▼▼▼

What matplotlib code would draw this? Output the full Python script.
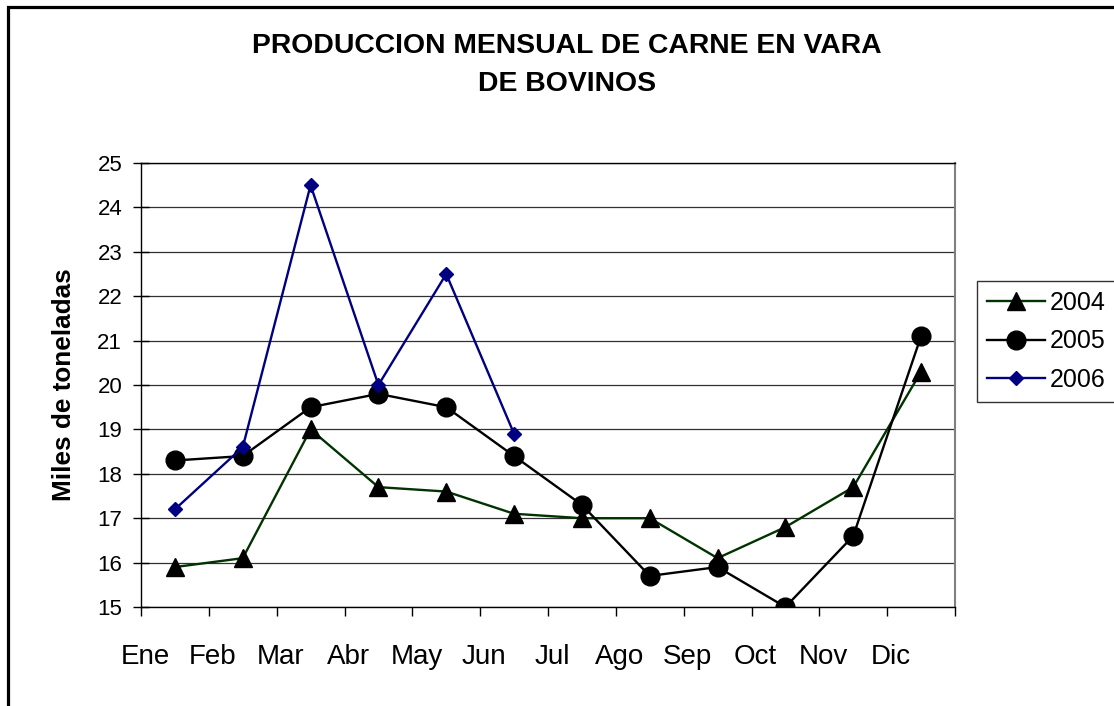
import matplotlib
matplotlib.use("Agg")
import matplotlib.pyplot as plt
from matplotlib.patches import Rectangle
import numpy as np

plt.rcParams['font.family'] = ['Liberation Sans', 'DejaVu Sans']

meses = ["Ene", "Feb", "Mar", "Abr", "May", "Jun", "Jul", "Ago", "Sep", "Oct", "Nov", "Dic"]
serie_2004 = [15.9, 16.1, 19.0, 17.7, 17.6, 17.1, 17.0, 17.0, 16.1, 16.8, 17.7, 20.3]
serie_2005 = [18.3, 18.4, 19.5, 19.8, 19.5, 18.4, 17.3, 15.7, 15.9, 15.0, 16.6, 21.1]
serie_2006 = [17.2, 18.6, 24.5, 20.0, 22.5, 18.9]
y_ticks = [15, 16, 17, 18, 19, 20, 21, 22, 23, 24, 25]
titulo = "PRODUCCION MENSUAL DE CARNE EN VARA\nDE BOVINOS"
ylabel = "Miles de toneladas"

W, H = 1114, 706
fig = plt.figure(figsize=(W / 100, H / 100), dpi=100)
fig.patch.set_facecolor("white")

L, R, T, B = 141, 955, 163, 607
ax = fig.add_axes([L / W, 1 - B / H, (R - L) / W, (B - T) / H])

n = len(meses)
x_all = np.arange(n) + 0.5
x_2006 = np.arange(len(serie_2006)) + 0.5

ax.plot(x_all, serie_2004, color="#003300", lw=1.7, marker="^", ms=13.5,
        markerfacecolor="black", markeredgecolor="black", label="2004", zorder=3)
ax.plot(x_all, serie_2005, color="black", lw=1.7, marker="o", ms=13.5,
        markerfacecolor="black", markeredgecolor="black", label="2005", zorder=3)
ax.plot(x_2006, serie_2006, color="#000080", lw=1.7, marker="D", ms=7.5,
        markerfacecolor="#000080", markeredgecolor="#000080", label="2006", zorder=4)

ax.set_xlim(0, n)
ax.set_ylim(y_ticks[0], y_ticks[-1])
ax.set_yticks(y_ticks)
ax.yaxis.grid(True, color="#303030", lw=0.9)
ax.set_axisbelow(True)

# category boundaries as major ticks, labels as minor ticks
ax.set_xticks(np.arange(n + 1))
ax.set_xticklabels([])
ax.set_xticks(np.arange(n) + 0.06, minor=True)
ax.set_xticklabels(meses, minor=True, fontsize=20)
ax.tick_params(axis="x", which="major", direction="out", length=6.5, width=1, color="black")
ax.tick_params(axis="x", which="minor", length=0, pad=27)
ax.tick_params(axis="y", direction="inout", length=11, width=1, pad=8, labelsize=16)

for s in ["left", "bottom", "top"]:
    ax.spines[s].set_color("black")
    ax.spines[s].set_linewidth(1)
ax.spines["right"].set_color("#808080")
ax.spines["right"].set_linewidth(1.5)

fig.text(0.509, 1 - 65 / H, titulo, ha="center", va="center", fontsize=20.4,
         fontweight="bold", linespacing=1.62)
fig.text(64 / W, 1 - 385 / H, ylabel, rotation=90, ha="center", va="center",
         fontsize=18.8, fontweight="bold")

leg = fig.legend(loc="upper left", bbox_to_anchor=(977 / W, 1 - 281 / H, 0.3, 0.0001),
                 mode="expand", fontsize=18, frameon=True, fancybox=False,
                 borderpad=0.4, labelspacing=0.58, handlelength=2.3,
                 handletextpad=0.2, borderaxespad=0)
leg.get_frame().set_edgecolor("black")
leg.get_frame().set_linewidth(1)

fig.patches.append(Rectangle((8 / W, -0.1), 1.2, 1.1 - 7 / H, transform=fig.transFigure,
                             fill=False, edgecolor="black", lw=2.3, clip_on=False))

fig.savefig("out.png", dpi=100, facecolor="white")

▲▲▲

Work instructions:
Reproduce every line exactly and omit all pictures.

Result of this task:
What matplotlib code would draw this? Output the full Python script.
import matplotlib
matplotlib.use("Agg")
import matplotlib.pyplot as plt
from matplotlib.patches import Rectangle
import numpy as np

plt.rcParams['font.family'] = ['Liberation Sans', 'DejaVu Sans']

meses = ["Ene", "Feb", "Mar", "Abr", "May", "Jun", "Jul", "Ago", "Sep", "Oct", "Nov", "Dic"]
serie_2004 = [15.9, 16.1, 19.0, 17.7, 17.6, 17.1, 17.0, 17.0, 16.1, 16.8, 17.7, 20.3]
serie_2005 = [18.3, 18.4, 19.5, 19.8, 19.5, 18.4, 17.3, 15.7, 15.9, 15.0, 16.6, 21.1]
serie_2006 = [17.2, 18.6, 24.5, 20.0, 22.5, 18.9]
y_ticks = [15, 16, 17, 18, 19, 20, 21, 22, 23, 24, 25]
titulo = "PRODUCCION MENSUAL DE CARNE EN VARA\nDE BOVINOS"
ylabel = "Miles de toneladas"

W, H = 1114, 706
fig = plt.figure(figsize=(W / 100, H / 100), dpi=100)
fig.patch.set_facecolor("white")

L, R, T, B = 141, 955, 163, 607
ax = fig.add_axes([L / W, 1 - B / H, (R - L) / W, (B - T) / H])

n = len(meses)
x_all = np.arange(n) + 0.5
x_2006 = np.arange(len(serie_2006)) + 0.5

ax.plot(x_all, serie_2004, color="#003300", lw=1.7, marker="^", ms=13.5,
        markerfacecolor="black", markeredgecolor="black", label="2004", zorder=3)
ax.plot(x_all, serie_2005, color="black", lw=1.7, marker="o", ms=13.5,
        markerfacecolor="black", markeredgecolor="black", label="2005", zorder=3)
ax.plot(x_2006, serie_2006, color="#000080", lw=1.7, marker="D", ms=7.5,
        markerfacecolor="#000080", markeredgecolor="#000080", label="2006", zorder=4)

ax.set_xlim(0, n)
ax.set_ylim(y_ticks[0], y_ticks[-1])
ax.set_yticks(y_ticks)
ax.yaxis.grid(True, color="#303030", lw=0.9)
ax.set_axisbelow(True)

# category boundaries as major ticks, labels as minor ticks
ax.set_xticks(np.arange(n + 1))
ax.set_xticklabels([])
ax.set_xticks(np.arange(n) + 0.06, minor=True)
ax.set_xticklabels(meses, minor=True, fontsize=20)
ax.tick_params(axis="x", which="major", direction="out", length=6.5, width=1, color="black")
ax.tick_params(axis="x", which="minor", length=0, pad=27)
ax.tick_params(axis="y", direction="inout", length=11, width=1, pad=8, labelsize=16)

for s in ["left", "bottom", "top"]:
    ax.spines[s].set_color("black")
    ax.spines[s].set_linewidth(1)
ax.spines["right"].set_color("#808080")
ax.spines["right"].set_linewidth(1.5)

fig.text(0.509, 1 - 65 / H, titulo, ha="center", va="center", fontsize=20.4,
         fontweight="bold", linespacing=1.62)
fig.text(64 / W, 1 - 385 / H, ylabel, rotation=90, ha="center", va="center",
         fontsize=18.8, fontweight="bold")

leg = fig.legend(loc="upper left", bbox_to_anchor=(977 / W, 1 - 281 / H, 0.3, 0.0001),
                 mode="expand", fontsize=18, frameon=True, fancybox=False,
                 borderpad=0.4, labelspacing=0.58, handlelength=2.3,
                 handletextpad=0.2, borderaxespad=0)
leg.get_frame().set_edgecolor("black")
leg.get_frame().set_linewidth(1)

fig.patches.append(Rectangle((8 / W, -0.1), 1.2, 1.1 - 7 / H, transform=fig.transFigure,
                             fill=False, edgecolor="black", lw=2.3, clip_on=False))

fig.savefig("out.png", dpi=100, facecolor="white")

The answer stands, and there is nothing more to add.